Like the apostles on the day of the Ascension, though, we find ourselves in life not always sure what to do next. Whether in regard to a relationship with another person, a job situation, schooling, our prayer life, or our moral life, we’re often left wondering. These conundrums in life force us to turn to God for help, and—what’s even more difficult at times—they force us sometimes to wait for God’s answer.
“Waiting”. That’s the word that describes us during these days that stretch between the feast of the Ascension and the feast of Pentecost, which the Church will celebrate next Sunday.
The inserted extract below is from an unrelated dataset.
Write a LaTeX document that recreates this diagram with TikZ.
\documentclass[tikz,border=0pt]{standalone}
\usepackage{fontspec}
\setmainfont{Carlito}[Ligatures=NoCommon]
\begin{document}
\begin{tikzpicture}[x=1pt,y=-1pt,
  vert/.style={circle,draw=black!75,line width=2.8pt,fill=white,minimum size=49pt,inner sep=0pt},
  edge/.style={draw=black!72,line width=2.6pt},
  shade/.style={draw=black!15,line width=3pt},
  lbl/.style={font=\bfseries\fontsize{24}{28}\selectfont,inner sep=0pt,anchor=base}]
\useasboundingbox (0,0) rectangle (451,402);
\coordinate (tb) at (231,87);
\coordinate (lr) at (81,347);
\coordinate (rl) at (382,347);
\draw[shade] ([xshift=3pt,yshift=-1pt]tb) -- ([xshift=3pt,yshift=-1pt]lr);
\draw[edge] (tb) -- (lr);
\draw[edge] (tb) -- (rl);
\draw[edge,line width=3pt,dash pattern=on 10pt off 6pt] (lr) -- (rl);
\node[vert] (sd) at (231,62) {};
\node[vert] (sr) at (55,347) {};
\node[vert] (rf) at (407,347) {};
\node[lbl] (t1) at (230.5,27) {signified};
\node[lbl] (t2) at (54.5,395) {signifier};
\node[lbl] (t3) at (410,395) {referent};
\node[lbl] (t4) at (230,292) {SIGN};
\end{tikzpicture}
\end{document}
Following Jesus’ ascension to Heaven, the apostles weren’t exactly sure what to do, even though they’d been told by Jesus to go out and preach the Gospel to all the nations. Maybe the apostles wanted more of a blueprint than Jesus had provided. Like most of us, they probably wanted an exact road map telling them: “James, you go to this town and preach to these people. Peter, you go to this country and preach to this tribe.”
Your life as a Christian resembles the life of each of the apostles as they wait for the coming of the Holy Spirit. They waited. And they waited. For nine days they waited in the Upper Room where Jesus had instituted the Holy Eucharist. Finally, on the tenth day, God the Father and God the Son sent God the Holy Spirit down from Heaven to fill the apostles’ hearts, minds, and souls. The Holy Spirit didn’t provide them with an exact blueprint for building the Church. But His gifts did help them speak when it was necessary, listen when it was necessary, and pray when it was necessary.
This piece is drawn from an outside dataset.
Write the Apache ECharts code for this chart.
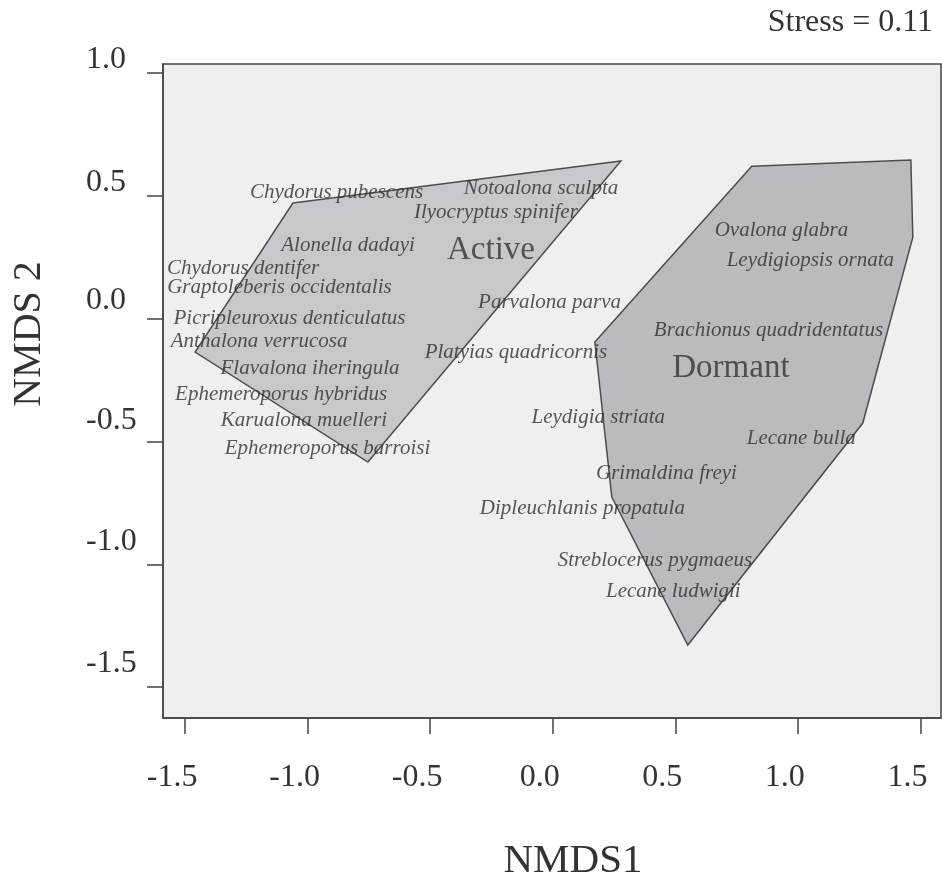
<!DOCTYPE html>
<html>
<head>
<meta charset="utf-8">
<title>NMDS Active / Dormant</title>
<script src="https://cdn.jsdelivr.net/npm/echarts@6/dist/echarts.min.js"></script>
<style>
  html, body { margin: 0; padding: 0; background: #fff; }
  #chart { width: 942px; height: 882px; }
</style>
</head>
<body>
<div id="chart"></div>
<script>
// convex hulls (NMDS1, NMDS2)
var activeHull = [[-1.060, 0.471], [0.278, 0.642], [-0.754, -0.584], [-1.459, -0.136]];
var dormantHull = [[0.812, 0.621], [1.461, 0.646], [1.469, 0.332], [1.265, -0.425],
                   [0.551, -1.329], [0.241, -0.726], [0.172, -0.095]];

// species scores
var speciesNames = [
  'Chydorus pubescens', 'Notoalona sculpta', 'Ilyocryptus spinifer', 'Alonella dadayi',
  'Chydorus dentifer', 'Graptoleberis occidentalis', 'Picripleuroxus denticulatus',
  'Anthalona verrucosa', 'Flavalona iheringula', 'Ephemeroporus hybridus',
  'Karualona muelleri', 'Ephemeroporus barroisi', 'Parvalona parva', 'Platyias quadricornis',
  'Ovalona glabra', 'Leydigiopsis ornata', 'Brachionus quadridentatus', 'Lecane bulla',
  'Leydigia striata', 'Grimaldina freyi', 'Dipleuchlanis propatula',
  'Streblocerus pygmaeus', 'Lecane ludwigii'
];
var speciesX = [-0.882, -0.048, -0.232, -0.835, -1.263, -1.115, -1.074, -1.198, -0.990, -1.108,
                -1.015, -0.919, -0.013, -0.150, 0.933, 1.051, 0.880, 1.014, 0.186, 0.464,
                0.121, 0.417, 0.492];
var speciesY = [0.515, 0.532, 0.434, 0.300, 0.206, 0.125, 0.002, -0.091, -0.201, -0.307,
                -0.413, -0.527, 0.064, -0.136, 0.361, 0.235, -0.050, -0.486, -0.401, -0.629,
                -0.771, -0.983, -1.109];

// group labels
var groupNames = ['Active', 'Dormant'];
var groupX = [-0.252, 0.727];
var groupY = [0.279, -0.201];

var tickValues = [-1.5, -1.0, -0.5, 0.0, 0.5, 1.0, 1.5];
var tickLabels = ['-1.5', '-1.0', '-0.5', '0.0', '0.5', '1.0', '1.5'];

var serif = '"Liberation Serif", "Times New Roman", serif';
var ink = '#444';

function tickText(v) {
  var i = tickValues.indexOf(v);
  return i >= 0 ? tickLabels[i] : v.toFixed(1);
}

// y labels sit a little above their ticks in the original (more so lower down)
var yLift = [23, 23, 21, 18, 13, 13];
var yRich = {};
yLift.forEach(function (h, i) {
  yRich['y' + i] = { fontFamily: serif, fontSize: 32, color: '#333', lineHeight: h * 2 };
});

function hullSeries(name, hull, fill) {
  return {
    type: 'custom',
    name: name,
    data: [[0, 0]],
    silent: true,
    z: 1,
    renderItem: function (params, api) {
      var pts = hull.map(function (p) { return api.coord(p); });
      return {
        type: 'polygon',
        shape: { points: pts },
        style: { fill: fill, stroke: '#4d4d4d', lineWidth: 1.5 }
      };
    }
  };
}

var myChart = echarts.init(document.getElementById('chart'));

var option = {
  animation: false,
  backgroundColor: '#fff',
  grid: {
    left: 163, right: 1, top: 64, bottom: 164,
    show: true,
    backgroundColor: '#efefef',
    borderColor: ink,
    borderWidth: 1.5,
    outerBoundsMode: 'none'
  },
  xAxis: {
    type: 'value',
    min: -1.59, max: 1.584,
    splitLine: { show: false },
    axisLine: { show: true, onZero: false, lineStyle: { color: ink, width: 1.5 } },
    axisTick: { show: true, length: 16, customValues: tickValues, lineStyle: { color: ink, width: 1.5 } },
    axisLabel: {
      customValues: tickValues,
      formatter: tickText,
      fontFamily: serif, fontSize: 32, color: '#333',
      margin: 60, verticalAlign: 'middle',
      padding: [0, 26, 0, 0]
    }
  },
  yAxis: {
    type: 'value',
    min: -1.626, max: 1.037,
    splitLine: { show: false },
    axisLine: { show: true, onZero: false, lineStyle: { color: ink, width: 1.5 } },
    axisTick: { show: true, length: 16, customValues: tickValues.slice(0, 6), lineStyle: { color: ink, width: 1.5 } },
    axisLabel: {
      customValues: tickValues.slice(0, 6),
      formatter: function (v) {
        var i = tickValues.indexOf(v);
        return '{y' + i + '|' + tickText(v) + '}';
      },
      rich: yRich,
      fontFamily: serif, fontSize: 32, color: '#333',
      margin: 77, align: 'left', verticalAlign: 'bottom'
    }
  },
  series: [
    hullSeries('Active', activeHull, '#c6c8cb'),
    hullSeries('Dormant', dormantHull, '#b9bbbe'),
    {
      type: 'scatter',
      name: 'species',
      symbolSize: 1,
      itemStyle: { color: 'rgba(0,0,0,0)' },
      z: 3,
      silent: true,
      data: speciesNames.map(function (n, i) {
        return { name: n, value: [speciesX[i], speciesY[i]] };
      }),
      label: {
        show: true, position: 'inside', formatter: '{b}',
        fontFamily: serif, fontStyle: 'italic', fontSize: 21, color: '#2e2e2e'
      }
    },
    {
      type: 'scatter',
      name: 'groups',
      symbolSize: 1,
      itemStyle: { color: 'rgba(0,0,0,0)' },
      z: 3,
      silent: true,
      data: groupNames.map(function (n, i) {
        return { name: n, value: [groupX[i], groupY[i]] };
      }),
      label: {
        show: true, position: 'inside', formatter: '{b}',
        fontFamily: serif, fontSize: 33, color: '#333'
      }
    }
  ],
  graphic: [
    {
      type: 'text', x: 933, y: 23,
      style: { text: 'Stress = 0.11', align: 'right', verticalAlign: 'middle',
               fontFamily: serif, fontSize: 32, fill: '#333' }
    },
    {
      type: 'text', x: 573, y: 861,
      style: { text: 'NMDS1', align: 'center', verticalAlign: 'middle',
               fontFamily: serif, fontSize: 41, fill: '#333' }
    },
    {
      type: 'text', x: 29, y: 334, rotation: Math.PI / 2,
      style: { text: 'NMDS 2', align: 'center', verticalAlign: 'middle',
               fontFamily: serif, fontSize: 40, fill: '#333' }
    }
  ]
};

myChart.setOption(option);
</script>
</body>
</html>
These three things—acting, listening, and praying—must be equally balanced in our lives, and all of them must be done for God. If this seems a tall order, we ought to remember that God has given us a blueprint of how to follow Jesus. In fact, this blueprint has a name. Her name is Mary.
Your life as a Christian resembles the life of the Blessed Virgin Mary, who was and is the first and best disciple of Christ. Mary was with the apostles during those ten days following the Ascension of Jesus. She who had been full of grace—by the power of the Holy Spirit—from the first moment of her Immaculate Conception was not necessarily leading the apostles in prayer, but nevertheless she was guiding them, as only a mother can do.
Just as Jesus had entrusted Saint John to the care of His Mother Mary atop Calvary, all the others apostles in turn were entrusted to her maternal care at Jesus’ Ascension. There was Mary in the Upper Room where her Son had celebrated the Last Supper, the first Eucharist with them. By her words, by her silence, by the example of her life, and by her intercession, she cared for the apostles as their mother in Christ. Here was the woman who had given birth to their Lord. Here was the woman who had been faithful to their Lord even on the Cross, as most of them had not.
If we turn our minds back to the Cross, we recall how greatly our Lord Jesus was faithful to His mother. The occasion of His first public miracle was at the wedding at Cana. Jesus said, “my hour has not yet come”, but Mary told Jesus that there was someone in need, and Jesus listened to her.
Mary’s will is always God’s will. With a mother’s love she bore the weight of seeing her only son die on the Cross. Yet she knew that His death would bring about the salvation of mankind. Above all, it is at the Cross that we see Mary’s fervent intercession and spirit of waiting for God providentially to bring great good out of great evil.